Economists across the state, from Ken Schoolland of HPU, to many economists at the Economic Research Organization of the University of Hawaii, or UHERO, agreed that the anti-price gouging law contributed to the shortages seen after the hurricane.
Councilman Greggor Illagan was thoughtful in response to the suggestion that price signals may be a good thing during a disaster. Mr. Illagan’s district was hit hardest by the hurricane. He said, “Actually, that makes sense. The government bought ice here so no one else could buy the ice. What we should have done is bought the ice from the neighbor islands. Then locals could still buy ice here. Price signals would have helped that.”
However, this can be a tough sell to the average disaster victim, who sees price spikes as greedy, and cruel. Cody Cibulka, a volunteer working to help hurricane victims, was skeptical. She said, “I can see how that would work, but I feel like that would lead to price gouging.”
Dr. Carl Bonham, an economist from UHERO, also had reservations as to the utility of price signals in the cold reality of a post-disaster scenario. He wrote in an e-mail to the Grassroot Institute of Hawaii, “I am skeptical that conditions leading up to and following a natural disaster really allow for prices to function normally.
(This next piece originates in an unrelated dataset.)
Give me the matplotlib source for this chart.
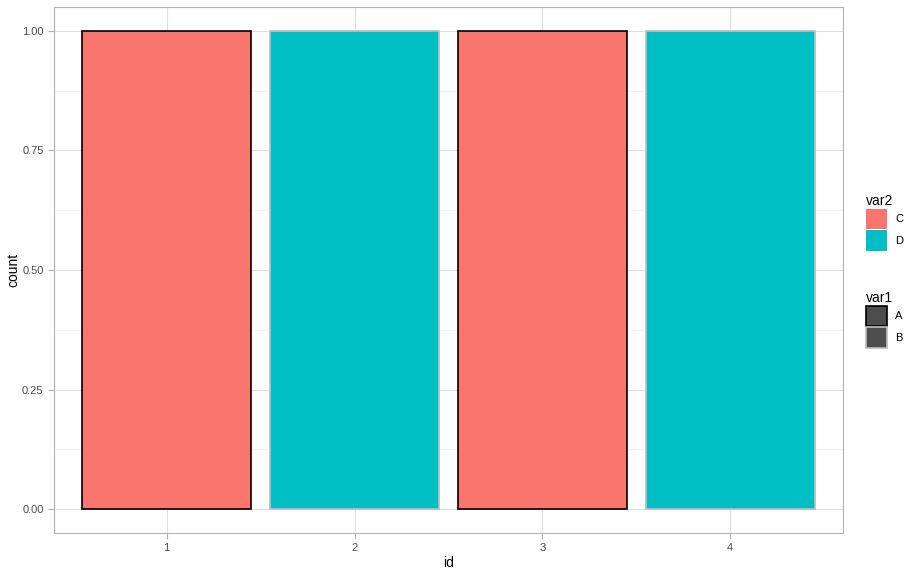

Do we really believe that consumers need to see the price of water or gasoline shoot up to realize that they need to conserve these resources, particularly when there are no gas pumps working due to lack of electricity?”
Those who question the utility of the anti-price control approach say that the free market works during good weather, but during bad weather, disasters spark market failures which need to be corrected. Dr. Bonham continued, “If we double or triple the cost of water, will broken transportation networks allow for the quick movement of resources into the affected area to take advantage of the price signals? Maybe over a longer period of time, but in the immediate period surrounding a storm, I am skeptical.”
However, other economists at UHERO like Dr. James Rousmasset and Dr. Paul Brewbaker disagreed with Dr. Bonham. Dr. Brewbaker states, “My impression is that the bottled water response to the rising price signal to ‘make more’ is actually, shall we say, fluid enough . . . or more technically – elastic enough to quench a sudden increase in thirst.”
Meanwhile, back on the Big Island, Dr. Messenheimer, who was living without power for ten days after the hurricane said, “Allowing stores to increase the price would send a signal entrepreneurs to bring more goods to the island. There would be enough for everyone.
With lava approaching Pahoa as of September 19th, 2014, another state of emergency was declared in Hawaii. That means the anti-price gouging policies went into effect again, giving another opportunity to consider the question of whether this approach leads to shortages.
Within days, demand for rentals in Hilo were already up, according to a report in the Tribune-Herald, as people fled Pahoa to escape from the coming disaster. The same article also notes an increased demand for storage.
In Hawaii, it’s simple common sense to prepare for extreme conditions or natural disasters, and part of that discussion should include an effort to re-examine our assumptions about the post-disaster market and learn from the mistakes of the past. Allowing prices to rise during a disaster may be the best way to help those in need. Dr. Messenheimer was packing up as the lava was getting closer to his neighborhood. He said, “We’ve had a disaster, and what we’d like to have is people piling on to help us. We should be rewarding the suppliers who spring to action.”